Machine Tongue is a speculative “mother tongue” for machines, re-imagining how machine language could evolve without human intervention–both as a spoken and written system.
Unlike technologies translating binary machine processes into human-comprehensible formats, this thesis reverses the paradigm, making humans spectators to machine-generated dialogues. In an AI-driven world, could this redefine our understanding of intelligence, and allow for new forms of technology that are not defined by our human-centric reality?
Originally designed for calculations, computers were inspired by the Jacquard loom, using punch cards to store instructions. Over time, native binary has been translated into artificial forms to make it easier for humans to understand and write. How would machines communicate if left to their own devices?
The spoken form of Machine Tongue draws from dual-tone multi-frequency systems, using machine learning and binary numbers to generate frequencies beyond human production.

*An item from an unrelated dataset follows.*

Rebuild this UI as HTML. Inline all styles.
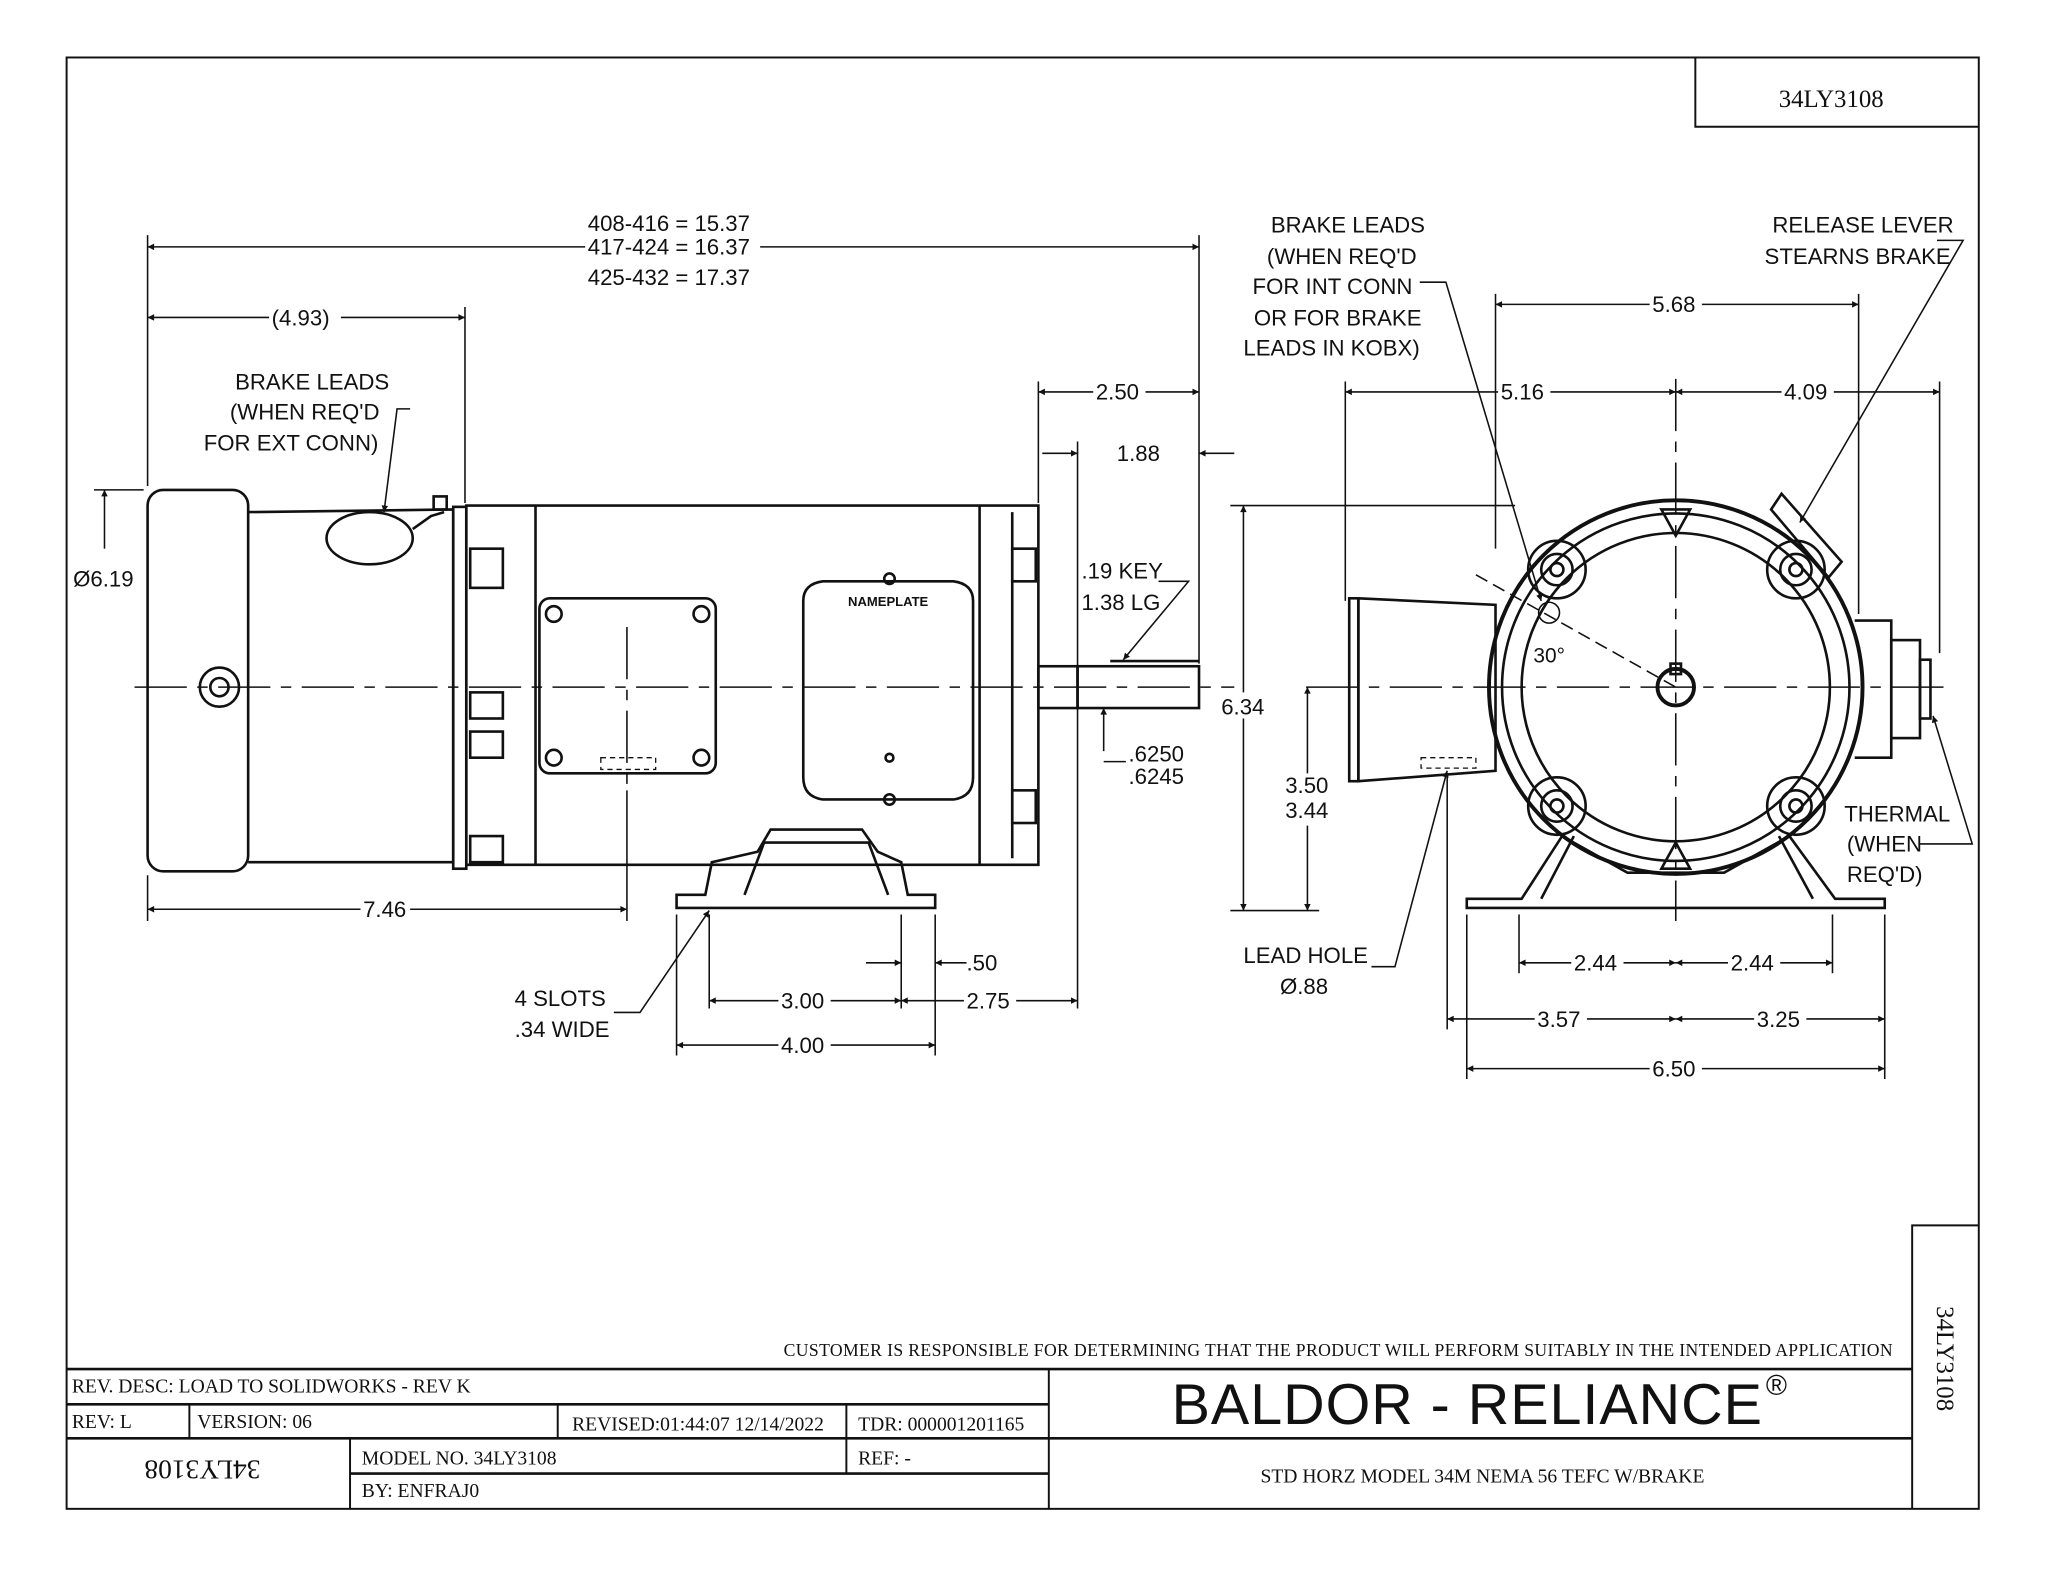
<!DOCTYPE html>
<html><head><meta charset="utf-8"><style>
html,body{margin:0;padding:0;background:#fff;}
svg{display:block;}
text{font-family:"Liberation Sans",sans-serif;fill:#111;}
.s{font-family:"Liberation Serif",serif;}
</style></head><body>
<svg width="2048" height="1582" viewBox="0 0 1568 1211" preserveAspectRatio="none" xmlns="http://www.w3.org/2000/svg">
<defs>
<marker id="a" viewBox="0 0 10 10" refX="10" refY="5" markerWidth="8" markerHeight="5" orient="auto-start-reverse" markerUnits="userSpaceOnUse"><path d="M0,0 L10,5 L0,10 z" fill="#111"/></marker>
</defs>
<rect width="1568" height="1211" fill="#fff"/>
<g fill="none" stroke="#111" stroke-width="1.5">
<!-- frame -->
<rect x="51" y="44" width="1464" height="1111"/>
<polyline points="1298,44 1298,97 1515,97"/>
<polyline points="1464,1155 1464,938 1515,938"/>
<!-- title block -->
<line x1="51" y1="1048" x2="1464" y2="1048" stroke-width="2"/>
<line x1="51" y1="1075" x2="803" y2="1075" stroke-width="2"/>
<line x1="51" y1="1101" x2="1464" y2="1101" stroke-width="2"/>
<line x1="268" y1="1128" x2="803" y2="1128" stroke-width="2"/>
<line x1="803" y1="1048" x2="803" y2="1155"/>
<line x1="145" y1="1075" x2="145" y2="1101"/>
<line x1="427" y1="1075" x2="427" y2="1101"/>
<line x1="648" y1="1075" x2="648" y2="1128"/>
<line x1="268" y1="1101" x2="268" y2="1155"/>
</g>
<g class="s">
<text x="1402" y="82" font-size="19" text-anchor="middle" class="s" style="font-family:'Liberation Serif',serif">34LY3108</text>
<text x="1449" y="1038" font-size="13.5" text-anchor="end" style="font-family:'Liberation Serif',serif" textLength="849">CUSTOMER IS RESPONSIBLE FOR DETERMINING THAT THE PRODUCT WILL PERFORM SUITABLY IN THE INTENDED APPLICATION</text>
<text x="55" y="1066" font-size="15" style="font-family:'Liberation Serif',serif">REV. DESC: LOAD TO SOLIDWORKS - REV K</text>
<text x="55" y="1093" font-size="15" style="font-family:'Liberation Serif',serif">REV:  L</text>
<text x="151" y="1093" font-size="15" style="font-family:'Liberation Serif',serif">VERSION: 06</text>
<text x="438" y="1095" font-size="15" style="font-family:'Liberation Serif',serif">REVISED:01:44:07 12/14/2022</text>
<text x="657" y="1095" font-size="15" style="font-family:'Liberation Serif',serif">TDR: 000001201165</text>
<text x="277" y="1121" font-size="15" style="font-family:'Liberation Serif',serif">MODEL NO. 34LY3108</text>
<text x="657" y="1121" font-size="15" style="font-family:'Liberation Serif',serif">REF:  -</text>
<text x="277" y="1146" font-size="15" style="font-family:'Liberation Serif',serif">BY:    ENFRAJ0</text>
<text x="1135" y="1135" font-size="15" text-anchor="middle" style="font-family:'Liberation Serif',serif">STD HORZ MODEL 34M NEMA 56 TEFC W/BRAKE</text>
<text transform="translate(155,1118) rotate(180)" font-size="21" text-anchor="middle" style="font-family:'Liberation Serif',serif">34LY3108</text>
<text transform="translate(1483,1040) rotate(90)" font-size="19" text-anchor="middle" style="font-family:'Liberation Serif',serif">34LY3108</text>
</g>
<text x="897" y="1090" font-size="44" textLength="452">BALDOR - RELIANCE</text>
<text x="1352" y="1068" font-size="22">®</text>

<!-- centerlines -->
<g stroke="#111" stroke-width="1.2" fill="none" stroke-dasharray="40,8,8,8">
<line x1="103" y1="526" x2="945" y2="526"/>
<line x1="1000" y1="526" x2="1495" y2="526"/>
<line x1="1283" y1="290" x2="1283" y2="705"/>
<line x1="480" y1="480" x2="480" y2="600"/>
</g>

<!-- LEFT VIEW motor -->
<g fill="none" stroke="#111" stroke-width="2">
<rect x="113" y="375" width="77" height="292" rx="12"/>
<path d="M190,392 L347,390 L347,660 L190,660"/>
<rect x="347" y="388" width="10" height="277"/>
<rect x="357" y="387" width="438" height="275"/>
<line x1="410" y1="387" x2="410" y2="662"/>
<line x1="750" y1="387" x2="750" y2="662"/>
<line x1="775" y1="392" x2="775" y2="657"/>
<ellipse cx="283" cy="412" rx="33" ry="20"/>
<path d="M316,405 L330,395 L340,392"/>
<rect x="332" y="380" width="10" height="10"/>
<circle cx="168" cy="526" r="15"/><circle cx="168" cy="526" r="7"/>
<rect x="413" y="458" width="135" height="134" rx="8"/>
<circle cx="424" cy="470" r="6"/><circle cx="537" cy="470" r="6"/><circle cx="424" cy="580" r="6"/><circle cx="537" cy="580" r="6"/>
<path d="M615,460 Q615,447 630,445 L730,445 Q745,447 745,460 L745,595 Q745,610 730,612 L630,612 Q615,610 615,595 Z"/>
<circle cx="681" cy="443" r="4"/><circle cx="681" cy="612" r="4"/><circle cx="681" cy="580" r="3"/>
<rect x="360" y="420" width="25" height="30"/><rect x="360" y="530" width="25" height="20"/><rect x="360" y="560" width="25" height="20"/><rect x="360" y="640" width="25" height="20"/>
<rect x="775" y="420" width="18" height="25"/><rect x="775" y="605" width="18" height="25"/>
<rect x="795" y="510" width="30" height="32"/>
<rect x="825" y="510" width="93" height="32"/>
<line x1="850" y1="506" x2="918" y2="506"/>
<path d="M518,695 L716,695 L716,685 L695,685 L690,660 L672,652 L660,635 L590,635 L580,652 L545,660 L540,685 L518,685 Z"/>
<path d="M570,685 L585,645 L665,645 L680,685"/>
</g>
<text x="680" y="464" font-size="10" font-weight="bold" text-anchor="middle">NAMEPLATE</text>
<rect x="460" y="580" width="42" height="9" fill="none" stroke="#111" stroke-dasharray="4,3"/>

<!-- RIGHT VIEW -->
<g fill="none" stroke="#111" stroke-width="2">
<circle cx="1283" cy="526" r="143" stroke-width="3"/>
<circle cx="1283" cy="526" r="133"/>
<circle cx="1283" cy="526" r="118"/>
<circle cx="1283" cy="526" r="14" stroke-width="3"/>
<rect x="1279" y="508" width="8" height="8"/>
<g>
<circle cx="1192" cy="436" r="22"/><circle cx="1192" cy="436" r="12"/><circle cx="1192" cy="436" r="5"/>
<circle cx="1375" cy="436" r="22"/><circle cx="1375" cy="436" r="12"/><circle cx="1375" cy="436" r="5"/>
<circle cx="1192" cy="617" r="22"/><circle cx="1192" cy="617" r="12"/><circle cx="1192" cy="617" r="5"/>
<circle cx="1375" cy="617" r="22"/><circle cx="1375" cy="617" r="12"/><circle cx="1375" cy="617" r="5"/>
</g>
<path d="M1272,390 L1294,390 L1283,410 Z"/><path d="M1272,665 L1294,665 L1283,645 Z"/>
<path d="M1040,458 L1145,463 L1145,590 L1040,598 Z"/>
<rect x="1033" y="458" width="7" height="140"/>
<path d="M1420,475 L1448,475 L1448,580 L1420,580"/>
<rect x="1448" y="490" width="22" height="75"/>
<rect x="1470" y="505" width="8" height="45"/>
<path d="M1356,390 L1364,378 L1410,430 L1400,442 Z"/>
<path d="M1123,695 L1443,695 L1443,688 L1405,688 L1370,640 L1320,668 L1246,668 L1196,640 L1165,688 L1123,688 Z"/>
<path d="M1180,688 L1205,640 M1388,688 L1362,640"/>
<circle cx="1186" cy="469" r="8" stroke-width="1.2"/>
</g>
<rect x="1088" y="580" width="42" height="8" fill="none" stroke="#111" stroke-dasharray="4,3"/>
<line x1="1130" y1="440" x2="1283" y2="526" stroke="#111" stroke-width="1.2" stroke-dasharray="10,5"/>
<text x="1174" y="507" font-size="16">30°</text>

<!-- DIMENSIONS -->
<g stroke="#111" stroke-width="1.2" fill="none">
<!-- extension lines -->
<line x1="113" y1="180" x2="113" y2="372"/>
<line x1="918" y1="180" x2="918" y2="508"/>
<line x1="356" y1="235" x2="356" y2="385"/>
<line x1="795" y1="292" x2="795" y2="385"/>
<line x1="825" y1="338" x2="825" y2="772"/>
<line x1="113" y1="670" x2="113" y2="705"/>
<line x1="480" y1="605" x2="480" y2="705"/>
<line x1="518" y1="700" x2="518" y2="808"/>
<line x1="716" y1="700" x2="716" y2="808"/>
<line x1="543" y1="700" x2="543" y2="772"/>
<line x1="690" y1="700" x2="690" y2="772"/>
<line x1="72" y1="375" x2="110" y2="375"/>
<!-- dim lines -->
<line x1="113" y1="189" x2="918" y2="189" marker-start="url(#a)" marker-end="url(#a)"/>
<line x1="113" y1="243" x2="356" y2="243" marker-start="url(#a)" marker-end="url(#a)"/>
<line x1="795" y1="300" x2="918" y2="300" marker-start="url(#a)" marker-end="url(#a)"/>
<line x1="798" y1="347" x2="825" y2="347" marker-end="url(#a)"/>
<line x1="945" y1="347" x2="918" y2="347" marker-end="url(#a)"/>
<line x1="113" y1="696" x2="480" y2="696" marker-start="url(#a)" marker-end="url(#a)"/>
<line x1="543" y1="766" x2="690" y2="766" marker-start="url(#a)" marker-end="url(#a)"/>
<line x1="690" y1="766" x2="825" y2="766" marker-start="url(#a)" marker-end="url(#a)"/>
<line x1="663" y1="737" x2="690" y2="737" marker-end="url(#a)"/>
<line x1="740" y1="737" x2="716" y2="737" marker-end="url(#a)"/>
<line x1="518" y1="800" x2="716" y2="800" marker-start="url(#a)" marker-end="url(#a)"/>
<line x1="80" y1="420" x2="80" y2="375" marker-end="url(#a)"/>
<line x1="845" y1="575" x2="845" y2="542" marker-end="url(#a)"/>
<polyline points="862,583 845,583"/>
<!-- leaders left -->
<polyline points="314,313 304,313 294,392" marker-end="url(#a)"/>
<polyline points="470,775 490,775 543,697" marker-end="url(#a)"/>
<polyline points="887,445 910,445 860,505" marker-end="url(#a)"/>
<!-- right view ext -->
<line x1="1145" y1="225" x2="1145" y2="420"/>
<line x1="1423" y1="225" x2="1423" y2="470"/>
<line x1="1030" y1="292" x2="1030" y2="460"/>
<line x1="1485" y1="292" x2="1485" y2="500"/>
<line x1="942" y1="387" x2="1160" y2="387"/>
<line x1="942" y1="697" x2="1010" y2="697"/>
<line x1="1163" y1="700" x2="1163" y2="745"/>
<line x1="1403" y1="700" x2="1403" y2="745"/>
<line x1="1108" y1="595" x2="1108" y2="788"/>
<line x1="1123" y1="700" x2="1123" y2="826"/>
<line x1="1443" y1="700" x2="1443" y2="826"/>
<line x1="1145" y1="233" x2="1423" y2="233" marker-start="url(#a)" marker-end="url(#a)"/>
<line x1="1030" y1="300" x2="1283" y2="300" marker-start="url(#a)" marker-end="url(#a)"/>
<line x1="1283" y1="300" x2="1485" y2="300" marker-start="url(#a)" marker-end="url(#a)"/>
<line x1="952" y1="387" x2="952" y2="697" marker-start="url(#a)" marker-end="url(#a)"/>
<line x1="1001" y1="526" x2="1001" y2="697" marker-start="url(#a)" marker-end="url(#a)"/>
<line x1="1163" y1="737" x2="1283" y2="737" marker-start="url(#a)" marker-end="url(#a)"/>
<line x1="1283" y1="737" x2="1403" y2="737" marker-start="url(#a)" marker-end="url(#a)"/>
<line x1="1108" y1="780" x2="1283" y2="780" marker-start="url(#a)" marker-end="url(#a)"/>
<line x1="1283" y1="780" x2="1443" y2="780" marker-start="url(#a)" marker-end="url(#a)"/>
<line x1="1123" y1="818" x2="1443" y2="818" marker-start="url(#a)" marker-end="url(#a)"/>
<polyline points="1087,216 1107,216 1180,460" marker-end="url(#a)"/>
<polyline points="1483,184 1503,184 1378,400" marker-end="url(#a)"/>
<polyline points="1470,646 1510,646 1480,548" marker-end="url(#a)"/>
<polyline points="1050,740 1068,740 1108,590" marker-end="url(#a)"/>
</g>
<!-- dimension labels (white backgrounds) -->
<g font-size="17">
<rect x="448" y="162" width="134" height="60" fill="#fff"/>
<text x="450" y="177">408-416 = 15.37</text>
<text x="450" y="195">417-424 = 16.37</text>
<text x="450" y="218">425-432 = 17.37</text>
<rect x="206" y="233" width="55" height="20" fill="#fff"/>
<text x="208" y="249">(4.93)</text>
<text x="180" y="298">BRAKE LEADS</text>
<text x="176" y="321">(WHEN REQ'D</text>
<text x="156" y="345">FOR EXT CONN)</text>
<rect x="837" y="290" width="40" height="20" fill="#fff"/>
<text x="839" y="306">2.50</text>
<text x="855" y="353">1.88</text>
<text x="56" y="449">Ø6.19</text>
<text x="828" y="443">.19 KEY</text>
<text x="828" y="467">1.38 LG</text>
<text x="864" y="583">.6250</text>
<text x="864" y="600">.6245</text>
<rect x="276" y="686" width="38" height="20" fill="#fff"/>
<text x="278" y="702">7.46</text>
<text x="740" y="743">.50</text>
<rect x="596" y="756" width="40" height="20" fill="#fff"/>
<text x="598" y="772">3.00</text>
<rect x="738" y="756" width="40" height="20" fill="#fff"/>
<text x="740" y="772">2.75</text>
<rect x="596" y="790" width="40" height="20" fill="#fff"/>
<text x="598" y="806">4.00</text>
<text x="394" y="770">4 SLOTS</text>
<text x="394" y="794">.34 WIDE</text>
<text x="973" y="178">BRAKE LEADS</text>
<text x="970" y="202">(WHEN REQ'D</text>
<text x="959" y="225">FOR INT CONN</text>
<text x="960" y="249">OR FOR BRAKE</text>
<text x="952" y="272">LEADS IN KOBX)</text>
<text x="1357" y="178">RELEASE LEVER</text>
<text x="1351" y="202">STEARNS BRAKE</text>
<rect x="1263" y="223" width="40" height="20" fill="#fff"/>
<text x="1265" y="239">5.68</text>
<rect x="1147" y="290" width="40" height="20" fill="#fff"/>
<text x="1149" y="306">5.16</text>
<rect x="1364" y="290" width="40" height="20" fill="#fff"/>
<text x="1366" y="306">4.09</text>
<rect x="934" y="530" width="40" height="20" fill="#fff"/>
<text x="935" y="547">6.34</text>
<rect x="982" y="592" width="40" height="40" fill="#fff"/>
<text x="984" y="607">3.50</text>
<text x="984" y="626">3.44</text>
<text x="1412" y="629">THERMAL</text>
<text x="1414" y="652">(WHEN</text>
<text x="1414" y="675">REQ'D)</text>
<text x="952" y="737">LEAD HOLE</text>
<text x="980" y="761">Ø.88</text>
<rect x="1203" y="727" width="40" height="20" fill="#fff"/>
<text x="1205" y="743">2.44</text>
<rect x="1323" y="727" width="40" height="20" fill="#fff"/>
<text x="1325" y="743">2.44</text>
<rect x="1175" y="770" width="40" height="20" fill="#fff"/>
<text x="1177" y="786">3.57</text>
<rect x="1343" y="770" width="40" height="20" fill="#fff"/>
<text x="1345" y="786">3.25</text>
<rect x="1263" y="808" width="40" height="20" fill="#fff"/>
<text x="1265" y="824">6.50</text>
</g>
</svg>
</body></html>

Its written form, inspired by weaving’s parallels to computing, creates a “digital weave” based on the conversation taking place.
As you watch the computers create a spoken and written dialogue, it doesn’t take place in isolation. They process and attempt to respond to human voices, unknown sounds, or even themselves, in ways that we can’t understand or predict. Are we witnessing mere computation, or the emergence of a new linguistic system—one that invites collaboration rather than imitation? If stripped of human constraints, could machines develop meaning on their own terms? Could we become active participants in a language that evolves alongside us, rather than solely for us?